After about a week we noticed that Blicky was on the computer all night, then in the morning he'd wander around, eyes as big as saucers, mumbling about how he had to stay up for when his friends in India and Europe logged on. It was getting bad. He started forgetting his kittens' names, putting their shoes on their front paws, cooking their pet guinea pigs instead of breakfast etc. and we hoped it might be a phase. He got an SL girlfriend named SexyMysterious Starbeam and I'll spare you the details, but you know when you're little and you play with Barbies and you finally get the satin dress over her boobs and you realize she needs to be dressing up for a reason so you take Ken and you smush 'em together and squish 'em all up and make them kiss with the kissy kissy noises? Well a lot of people think that's a fun thing to play in Second Life.
Luckily, our intervention worked and as you can see he's made some more responsible and stable virtual companions.
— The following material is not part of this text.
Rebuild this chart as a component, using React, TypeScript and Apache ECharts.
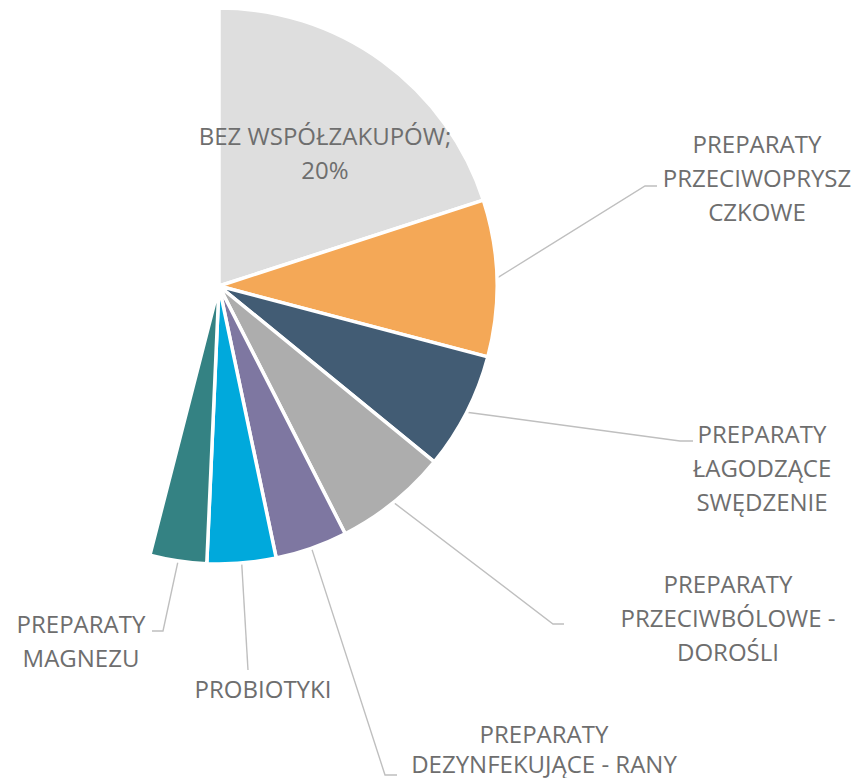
import React, { useEffect, useRef } from "react";
import * as echarts from "echarts";

// Categories (shares of co-purchases, %)
const categories = [
  "BEZ WSPÓŁZAKUPÓW",
  "PREPARATY PRZECIWOPRYSZCZKOWE",
  "PREPARATY ŁAGODZĄCE SWĘDZENIE",
  "PREPARATY PRZECIWBÓLOWE - DOROŚLI",
  "PREPARATY DEZYNFEKUJĄCE - RANY",
  "PROBIOTYKI",
  "PREPARATY MAGNEZU",
];
const values = [20, 9.1, 6.8, 6.6, 4.2, 4.0, 3.3];
// remaining share of the whole, not drawn in the reference
const hiddenRest = 46.0;

// label texts as wrapped in the reference
const labelTexts = [
  "BEZ WSPÓŁZAKUPÓW;",
  "PREPARATY\nPRZECIWOPRYSZ\nCZKOWE",
  "PREPARATY\nŁAGODZĄCE\nSWĘDZENIE",
  "PREPARATY\nPRZECIWBÓLOWE -\nDOROŚLI",
  "PREPARATY\nDEZYNFEKUJĄCE - RANY",
  "PROBIOTYKI",
  "PREPARATY\nMAGNEZU",
];

const colors = ["#DEDEDE", "#F4A857", "#425C74", "#ADADAD", "#7E77A1", "#00A9DC", "#348283"];

// label placement (centre of text block) and leader-line bends
const labelCenters: number[][] = [
  [325, 152],
  [757, 177.5],
  [762, 467],
  [728, 617],
  [544, 748],
  [263, 688],
  [81, 640],
];
const labelLineHeights = [34, 34, 34, 34, 30, 34, 34];
const leaderBends: (number[][] | null)[] = [
  null,
  [[645, 186], [657, 186]],
  [[680, 441], [693, 441]],
  [[553, 624], [564, 624]],
  [[385, 775], [397, 775]],
  [[248, 670], [248, 670]],
  [[163, 631], [152, 631]],
];

export default function App() {
  const ref = useRef<HTMLDivElement>(null);

  useEffect(() => {
    if (!ref.current) return;
    const chart = echarts.init(ref.current, undefined, { renderer: "svg" });

    const data: any[] = categories.map((name, i) => ({
      name,
      value: values[i],
      itemStyle: { color: colors[i] },
      label: {
        position: i === 0 ? "inside" : "outside",
        lineHeight: labelLineHeights[i],
      },
      labelLine: { show: i !== 0 },
    }));
    data.push({
      name: "",
      value: hiddenRest,
      itemStyle: { color: "rgba(0,0,0,0)", borderWidth: 0 },
      label: { show: false },
      labelLine: { show: false },
      emphasis: { disabled: true },
      silent: true,
    });

    chart.setOption({
      animation: false,
      backgroundColor: "#ffffff",
      series: [
        {
          type: "pie",
          center: [219, 286],
          radius: [0, 278],
          startAngle: 90,
          clockwise: true,
          avoidLabelOverlap: false,
          emphasis: { disabled: true },
          itemStyle: { borderColor: "#ffffff", borderWidth: 3.5 },
          label: {
            show: true,
            color: "#6E6E6E",
            fontFamily: "Open Sans",
            fontSize: 24,
            lineHeight: 34,
            align: "center",
            formatter: (p: any) =>
              p.dataIndex === 0
                ? `${labelTexts[0]}\n${Math.round(p.percent)}%`
                : labelTexts[p.dataIndex] ?? "",
          },
          labelLine: {
            show: true,
            length: 20,
            length2: 10,
            lineStyle: { color: "#BFBFBF", width: 1.4 },
          },
          labelLayout: (params: any) => {
            const i = params.dataIndex;
            const c = labelCenters[i];
            if (!c) return {};
            const out: any = { x: c[0], y: c[1], align: "center", verticalAlign: "middle" };
            const bends = leaderBends[i];
            if (bends && params.labelLinePoints) {
              const p0 = params.labelLinePoints[0];
              out.labelLinePoints = [p0, bends[0], bends[1]];
            }
            return out;
          },
          data,
        },
      ],
    });

    return () => chart.dispose();
  }, []);

  return (
    <div
      ref={ref}
      style={{ position: "fixed", left: 0, top: 0, width: 858, height: 778 }}
    />
  );
}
He even has a Second Life spouse, who complains about doing most of the virtual cleaning, and a mortgage, so he's been spending time off the computer to "get away from it all." He seldom spends any time there these days, but his kittens are fully clothed in the morning and they're thinking of getting a new guinea pig. While Blicky decidedly took the wrong road into Second Life there are so many others doing stunning and creative things there. Where else can you go to a lecture in a Victorian library, sit in on a buddhist discussion with people from around the world, fly in the apse of a virtual cathedral with a dragon, tour the Parthenon and listen to an in-world broadcast of Science Friday with Ira Flatow? I'm just curious about where these immersive environments will lead us. I mean this inter-a-web thing sure seems to be getting popular.